__AIM OF THE TASK__: Scan the material below for lines with the word "script" and report how many there are, with nothing added.

__SUPPLIED RECORDS__:
[Begin]
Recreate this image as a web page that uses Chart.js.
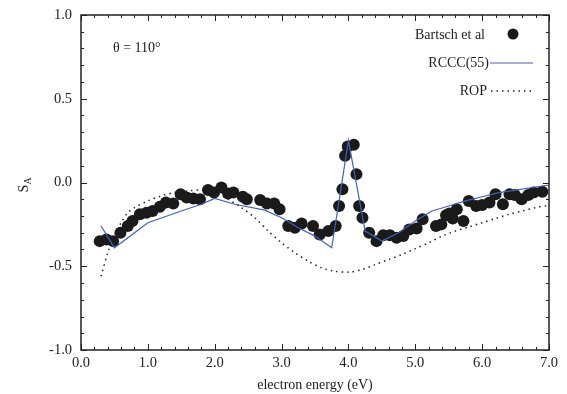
<!DOCTYPE html>
<html>
<head>
<meta charset="utf-8">
<script src="https://cdn.jsdelivr.net/npm/chart.js@4/dist/chart.umd.min.js"></script>
<style>
  html, body { margin: 0; padding: 0; background: #fff; }
  #wrap { width: 567px; height: 394px; }
</style>
</head>
<body>
<div id="wrap"><canvas id="myChart" width="567" height="394"></canvas></div>
<script>
// measured points (Bartsch et al)
var bartschE = [0.28,0.38,0.48,0.59,0.70,0.77,0.88,0.98,1.07,1.18,1.27,1.38,1.49,1.58,1.68,1.78,1.90,1.99,2.10,2.20,
  2.28,2.42,2.48,2.68,2.78,2.89,2.97,3.10,3.20,3.30,3.47,3.57,3.70,3.81,3.86,3.91,3.95,3.99,4.08,4.12,4.16,4.21,4.31,4.42,
  4.52,4.62,4.72,4.82,4.91,5.02,5.11,5.31,5.39,5.46,5.51,5.56,5.62,5.72,5.80,5.91,6.00,6.11,6.20,6.31,6.41,6.49,6.59,6.69,6.77,6.90];
var bartschSA = [-0.35,-0.34,-0.35,-0.30,-0.26,-0.23,-0.19,-0.18,-0.17,-0.145,-0.12,-0.125,-0.07,-0.09,-0.095,-0.10,-0.045,-0.06,-0.03,-0.065,
  -0.06,-0.085,-0.10,-0.105,-0.125,-0.125,-0.16,-0.26,-0.27,-0.245,-0.26,-0.31,-0.29,-0.26,-0.14,-0.04,0.16,0.215,0.225,0.05,-0.14,-0.21,-0.30,-0.35,
  -0.315,-0.315,-0.33,-0.32,-0.28,-0.275,-0.22,-0.26,-0.25,-0.195,-0.185,-0.215,-0.16,-0.23,-0.11,-0.14,-0.135,-0.12,-0.07,-0.13,-0.07,-0.075,-0.10,-0.075,-0.06,-0.055];

// RCCC(55)
var rcccE = [0.3,0.5,1.0,1.5,1.8,2.0,2.3,2.75,3.0,3.25,3.5,3.75,4.0,4.25,4.5,4.75,5.0,5.25,5.5,5.75,6.0,6.25,6.5,6.75,7.0];
var rcccSA = [-0.26,-0.39,-0.24,-0.17,-0.13,-0.095,-0.13,-0.165,-0.21,-0.27,-0.32,-0.39,0.25,-0.29,-0.35,-0.30,-0.23,-0.17,-0.14,-0.11,-0.085,-0.06,-0.045,-0.03,-0.015];

// ROP
var ropE = [0.3,0.4,0.5,0.6,0.7,0.8,1.0,1.2,1.4,1.6,1.8,2.0,2.2,2.4,2.6,2.8,3.0,3.2,3.4,3.6,3.8,4.0,4.2,4.4,4.6,4.8,5.0,5.2,5.4,5.6,5.8,6.0,6.2,6.4,6.6,6.8,7.0];
var ropSA = [-0.56,-0.42,-0.32,-0.24,-0.18,-0.15,-0.11,-0.08,-0.06,-0.05,-0.045,-0.06,-0.10,-0.15,-0.21,-0.29,-0.36,-0.42,-0.47,-0.51,-0.53,-0.535,-0.52,-0.49,-0.46,-0.43,-0.395,-0.36,-0.32,-0.29,-0.265,-0.24,-0.215,-0.19,-0.17,-0.15,-0.135];

var xTicks = [0,1,2,3,4,5,6,7];
var yTicks = [-1.0,-0.5,0.0,0.5,1.0];

function pts(xs, ys) {
  return xs.map(function (x, i) { return { x: x, y: ys[i] }; });
}

var serif = "'Liberation Serif', 'DejaVu Serif', serif";
var ink = '#222';

// inward ticks on all four sides, box, legend and labels
var decor = {
  id: 'decor',
  afterDraw: function (chart) {
    var c = chart.ctx, a = chart.chartArea;
    var xs = chart.scales.x, ys = chart.scales.y;
    c.save();
    c.strokeStyle = ink;
    c.lineWidth = 1.5;
    c.strokeRect(a.left, a.top, a.right - a.left, a.bottom - a.top);
    c.lineWidth = 1;
    c.beginPath();
    for (var i = 0; i <= 35; i++) {
      var v = i * 0.2;
      var px = Math.round(xs.getPixelForValue(v)) + 0.5;
      var len = (i % 5 === 0) ? 6 : 3;
      c.moveTo(px, a.bottom); c.lineTo(px, a.bottom - len);
      c.moveTo(px, a.top); c.lineTo(px, a.top + len);
    }
    for (var j = 0; j <= 20; j++) {
      var w = -1 + j * 0.1;
      var py = Math.round(ys.getPixelForValue(w)) + 0.5;
      var l2 = (j % 5 === 0) ? 6 : 3;
      c.moveTo(a.left, py); c.lineTo(a.left + l2, py);
      c.moveTo(a.right, py); c.lineTo(a.right - l2, py);
    }
    c.stroke();

    // y axis title S_A
    c.fillStyle = ink;
    c.translate(28, (a.top + a.bottom) / 2 + 2);
    c.rotate(-Math.PI / 2);
    c.font = '14px ' + serif;
    c.textAlign = 'left';
    c.textBaseline = 'alphabetic';
    c.fillText('S', -8, 0);
    c.font = '10px ' + serif;
    c.fillText('A', 0, 3);
    c.restore();

    c.save();
    c.fillStyle = ink;
    c.font = '14px ' + serif;
    c.textBaseline = 'middle';
    c.textAlign = 'left';
    c.fillText('\u03b8 = 110\u00b0', 113, 48);

    // legend
    c.textAlign = 'right';
    c.fillText('Bartsch et al', 485, 35);
    c.fillText('RCCC(55)', 489, 63);
    c.fillText('ROP', 487, 91);
    c.beginPath();
    c.arc(513, 34, 5.5, 0, Math.PI * 2);
    c.fillStyle = '#1a1a1a';
    c.fill();
    c.strokeStyle = '#4062b8';
    c.lineWidth = 1.2;
    c.beginPath();
    c.moveTo(490, 63); c.lineTo(533, 63);
    c.stroke();
    c.strokeStyle = '#222';
    c.lineWidth = 1.5;
    c.setLineDash([1.5, 4]);
    c.beginPath();
    c.moveTo(491, 91); c.lineTo(534, 91);
    c.stroke();
    c.restore();
  }
};

new Chart(document.getElementById('myChart').getContext('2d'), {
  type: 'scatter',
  data: {
    datasets: [{
      label: 'ROP',
      data: pts(ropE, ropSA),
      showLine: true,
      borderColor: '#222',
      borderWidth: 1.5,
      borderDash: [1.5, 4],
      pointRadius: 0,
      tension: 0.3,
      order: 3
    }, {
      label: 'Bartsch et al',
      data: pts(bartschE, bartschSA),
      showLine: false,
      backgroundColor: '#1a1a1a',
      borderColor: '#1a1a1a',
      pointRadius: 6,
      borderWidth: 0,
      order: 2
    }, {
      label: 'RCCC(55)',
      data: pts(rcccE, rcccSA),
      showLine: true,
      borderColor: '#4062b8',
      borderWidth: 1.2,
      pointRadius: 0,
      tension: 0,
      order: 1
    }]
  },
  options: {
    responsive: false,
    animation: false,
    layout: { padding: { left: 0, top: 15, right: 18, bottom: 0 } },
    plugins: { legend: { display: false }, tooltip: { enabled: false } },
    scales: {
      x: {
        type: 'linear', min: 0, max: 7,
        afterBuildTicks: function (s) { s.ticks = xTicks.map(function (v) { return { value: v }; }); },
        afterFit: function (s) { s.height = 44; s.paddingLeft = 0; s.paddingRight = 0; },
        ticks: { color: ink, font: { family: serif, size: 14.5 }, padding: 4, maxRotation: 0,
          callback: function (v) { return v.toFixed(1); } },
        grid: { display: false, drawTicks: false, tickLength: 0 },
        border: { display: false },
        title: { display: true, text: 'electron energy (eV)', color: ink, font: { family: serif, size: 14 }, padding: { top: 0, bottom: 0 } }
      },
      y: {
        type: 'linear', min: -1, max: 1,
        afterBuildTicks: function (s) { s.ticks = yTicks.map(function (v) { return { value: v }; }); },
        afterFit: function (s) { s.width = 81; s.paddingTop = 0; s.paddingBottom = 0; },
        ticks: { color: ink, font: { family: serif, size: 14.5 }, padding: 9,
          callback: function (v) { return v.toFixed(1); } },
        grid: { display: false, drawTicks: false, tickLength: 0 },
        border: { display: false }
      }
    }
  },
  plugins: [decor]
});
</script>
</body>
</html>
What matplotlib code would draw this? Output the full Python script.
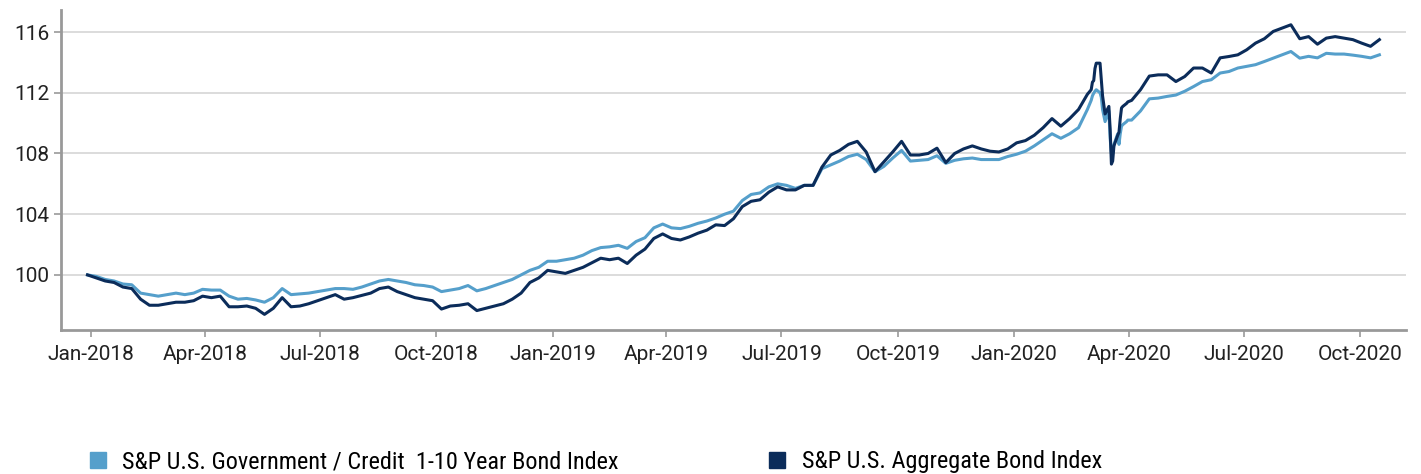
[End]
__ANSWER TO THIS EXERCISE__: 4